Demand for specialist supported housing helps drive Civitas growth

Civitas Social Housing added an extra 34 properties to its portfolio during the three-month period to 31 March.

The business carried out ‘a significant amount of investment’ increasing the ‘size, diversification and quality’ of its portfolio, it said in a market update.

As reported in March, Civitas bought 19 homes for £73.5m and exchanged contracts on two further premises for £12.1m.

International Financial Reporting Standards net asset value per share was up 0.6% to 107.1p (31 Dec 106.5p), while annualised rent roll stood at £45.7m at the end of the period.

Civitas said the growth in rental income had been unaffected by the regulatory judgements issued by the Regulator of Social Housing, as highlighted last week.

The update said demand for affordable housing of all types was growing ‘at a much faster pace than supply’ against a backdrop of house price volatility and uncertainty driven by Brexit and other macro factors.

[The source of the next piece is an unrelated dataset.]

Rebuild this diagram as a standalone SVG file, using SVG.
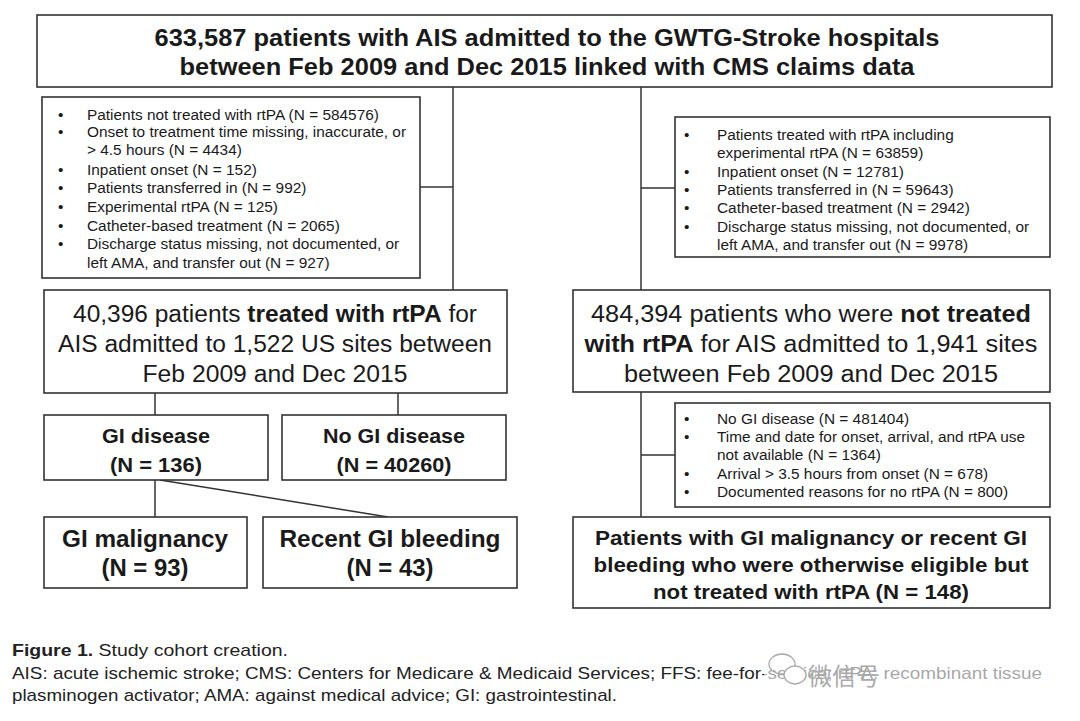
<svg xmlns="http://www.w3.org/2000/svg" width="1080" height="721" viewBox="0 0 1080 721">
<style>
.box{fill:#fff;stroke:#333;stroke-width:1.6}
.ln{fill:none;stroke:#333;stroke-width:1.5}
.t{font-family:"Liberation Sans",Arial,sans-serif;fill:#1a1a1a}
.b{font-weight:bold}
.title{font-family:"Liberation Sans Narrow","Liberation Sans",Arial,sans-serif;font-weight:bold;font-size:23px;fill:#1a1a1a}
.sm{font-size:15.4px}
.mid{font-size:23px}
.cap{font-family:"Liberation Sans Narrow","Liberation Sans",Arial,sans-serif;font-size:17px;fill:#222}
</style>
<rect width="1080" height="721" fill="#fff"/>
<g id="connectors">
<line class="ln" x1="453" y1="87" x2="453" y2="290"/>
<line class="ln" x1="420" y1="187" x2="453" y2="187"/>
<line class="ln" x1="641" y1="87" x2="641" y2="290"/>
<line class="ln" x1="641" y1="188" x2="675" y2="188"/>
<line class="ln" x1="155" y1="393" x2="155" y2="415"/>
<line class="ln" x1="398" y1="393" x2="398" y2="415"/>
<line class="ln" x1="155" y1="480" x2="155" y2="517"/>
<line class="ln" x1="160" y1="480" x2="388" y2="517"/>
<line class="ln" x1="641" y1="392" x2="641" y2="517"/>
<line class="ln" x1="641" y1="455" x2="675" y2="455"/>
</g>
<g id="n-top">
<rect class="box" x="37" y="15" width="1015" height="72"/>
<text class="title" x="547" y="46" text-anchor="middle" textLength="785" lengthAdjust="spacingAndGlyphs">633,587 patients with AIS admitted to the GWTG-Stroke hospitals</text>
<text class="title" x="547" y="75" text-anchor="middle" textLength="735" lengthAdjust="spacingAndGlyphs">between Feb 2009 and Dec 2015 linked with CMS claims data</text>
</g>
<g id="n-excl-left" class="t sm">
<rect class="box" x="42" y="97" width="378" height="181"/>
<text x="58" y="120">•</text><text x="87" y="120">Patients not treated with rtPA (N = 584576)</text>
<text x="58" y="137">•</text><text x="87" y="137">Onset to treatment time missing, inaccurate, or</text>
<text x="87" y="155">&gt; 4.5 hours (N = 4434)</text>
<text x="58" y="175">•</text><text x="87" y="175">Inpatient onset (N = 152)</text>
<text x="58" y="193">•</text><text x="87" y="193">Patients transferred in (N = 992)</text>
<text x="58" y="212">•</text><text x="87" y="212">Experimental rtPA (N = 125)</text>
<text x="58" y="231">•</text><text x="87" y="231">Catheter-based treatment (N = 2065)</text>
<text x="58" y="249">•</text><text x="87" y="249">Discharge status missing, not documented, or</text>
<text x="87" y="268">left AMA, and transfer out (N = 927)</text>
</g>
<g id="n-excl-right" class="t sm">
<rect class="box" x="675" y="117" width="375" height="140"/>
<text x="684" y="140">•</text><text x="717" y="140">Patients treated with rtPA including</text>
<text x="717" y="158">experimental rtPA (N = 63859)</text>
<text x="684" y="177">•</text><text x="717" y="177">Inpatient onset  (N = 12781)</text>
<text x="684" y="195">•</text><text x="717" y="195">Patients transferred in (N = 59643)</text>
<text x="684" y="213">•</text><text x="717" y="213">Catheter-based treatment (N = 2942)</text>
<text x="684" y="232">•</text><text x="717" y="232">Discharge status missing, not documented, or</text>
<text x="717" y="250">left AMA, and transfer out (N = 9978)</text>
</g>
<g id="n-treated" class="t mid">
<rect class="box" x="44" y="290" width="463" height="103"/>
<text x="275" y="322" text-anchor="middle" textLength="404" lengthAdjust="spacingAndGlyphs">40,396 patients <tspan class="b">treated with rtPA</tspan> for</text>
<text x="275" y="352" text-anchor="middle" textLength="434" lengthAdjust="spacingAndGlyphs">AIS admitted to 1,522 US sites between</text>
<text x="275" y="382" text-anchor="middle" textLength="265" lengthAdjust="spacingAndGlyphs">Feb 2009 and Dec 2015</text>
</g>
<g id="n-nottreated" class="t mid">
<rect class="box" x="573" y="290" width="477" height="102"/>
<text x="811" y="322" text-anchor="middle" textLength="440" lengthAdjust="spacingAndGlyphs">484,394 patients who were <tspan class="b">not treated</tspan></text>
<text x="811" y="352" text-anchor="middle" textLength="453" lengthAdjust="spacingAndGlyphs"><tspan class="b">with rtPA</tspan> for AIS admitted to 1,941 sites</text>
<text x="811" y="382" text-anchor="middle" textLength="374" lengthAdjust="spacingAndGlyphs">between Feb 2009 and Dec 2015</text>
</g>
<g id="n-gi" class="t b" font-size="21">
<rect class="box" x="44" y="415" width="224" height="65"/>
<text x="156" y="443" text-anchor="middle" textLength="108" lengthAdjust="spacingAndGlyphs">GI disease</text>
<text x="156" y="472" text-anchor="middle" textLength="92" lengthAdjust="spacingAndGlyphs">(N = 136)</text>
</g>
<g id="n-nogi" class="t b" font-size="21">
<rect class="box" x="282" y="415" width="224" height="65"/>
<text x="394" y="443" text-anchor="middle" textLength="142" lengthAdjust="spacingAndGlyphs">No GI disease</text>
<text x="394" y="472" text-anchor="middle" textLength="115" lengthAdjust="spacingAndGlyphs">(N = 40260)</text>
</g>
<g id="n-excl-gi" class="t sm">
<rect class="box" x="675" y="403" width="375" height="104"/>
<text x="684" y="424">•</text><text x="717" y="424">No GI disease (N = 481404)</text>
<text x="684" y="442">•</text><text x="717" y="442">Time and date for onset, arrival, and rtPA use</text>
<text x="717" y="460">not available (N = 1364)</text>
<text x="684" y="479">•</text><text x="717" y="479">Arrival &gt; 3.5 hours from onset (N = 678)</text>
<text x="684" y="497">•</text><text x="717" y="497">Documented reasons for no rtPA (N = 800)</text>
</g>
<g id="n-malig" class="t b" font-size="24">
<rect class="box" x="44" y="517" width="203" height="71"/>
<text x="145" y="547" text-anchor="middle" textLength="166" lengthAdjust="spacingAndGlyphs">GI malignancy</text>
<text x="145" y="576" text-anchor="middle" textLength="87" lengthAdjust="spacingAndGlyphs">(N = 93)</text>
</g>
<g id="n-bleed" class="t b" font-size="24">
<rect class="box" x="263" y="517" width="254" height="71"/>
<text x="390" y="547" text-anchor="middle" textLength="221" lengthAdjust="spacingAndGlyphs">Recent GI bleeding</text>
<text x="390" y="576" text-anchor="middle" textLength="87" lengthAdjust="spacingAndGlyphs">(N = 43)</text>
</g>
<g id="n-final" class="t b" font-size="21">
<rect class="box" x="573" y="517" width="477" height="91"/>
<text x="811" y="545" text-anchor="middle" textLength="432" lengthAdjust="spacingAndGlyphs">Patients with GI malignancy or recent GI</text>
<text x="811" y="572" text-anchor="middle" textLength="435" lengthAdjust="spacingAndGlyphs">bleeding who were otherwise eligible but</text>
<text x="811" y="599" text-anchor="middle" textLength="316" lengthAdjust="spacingAndGlyphs">not treated with rtPA (N = 148)</text>
</g>
<g id="caption" class="cap">
<text x="12" y="656" textLength="276" lengthAdjust="spacingAndGlyphs"><tspan font-weight="bold">Figure 1.</tspan> Study cohort creation.</text>
<text x="12" y="679" textLength="1030" lengthAdjust="spacingAndGlyphs">AIS:  acute ischemic stroke; CMS:  Centers for Medicare &amp; Medicaid Services; FFS:  fee-for-service; rtPA:  recombinant tissue</text>
<text x="12" y="701" textLength="605" lengthAdjust="spacingAndGlyphs">plasminogen activator; AMA:  against medical advice; GI:  gastrointestinal.</text>
</g>
<g id="watermark">
<rect x="764" y="650" width="290" height="38" fill="#fff" opacity="0.6"/>
<ellipse cx="782" cy="664" rx="13" ry="10" fill="none" stroke="#aaa" stroke-width="1.3"/>
<ellipse cx="795" cy="675" rx="11" ry="9" fill="#fff" stroke="#aaa" stroke-width="1.3"/>
<text x="808" y="685" font-family="Noto Sans CJK SC,sans-serif" font-size="24" fill="#aaa">微信号</text>
</g>
</svg>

‘As we work at a local authority level it is clear that there is increasing demand for specialist supported housing as a cost effective and ethical way to deliver care in the community as opposed to more expensive hospital-based provision,’ it said.

‘We expect this to continue into the future and we are working at a strategic level with many leading care providers and other property owners in order to develop transactions that meet specific needs and requirements.’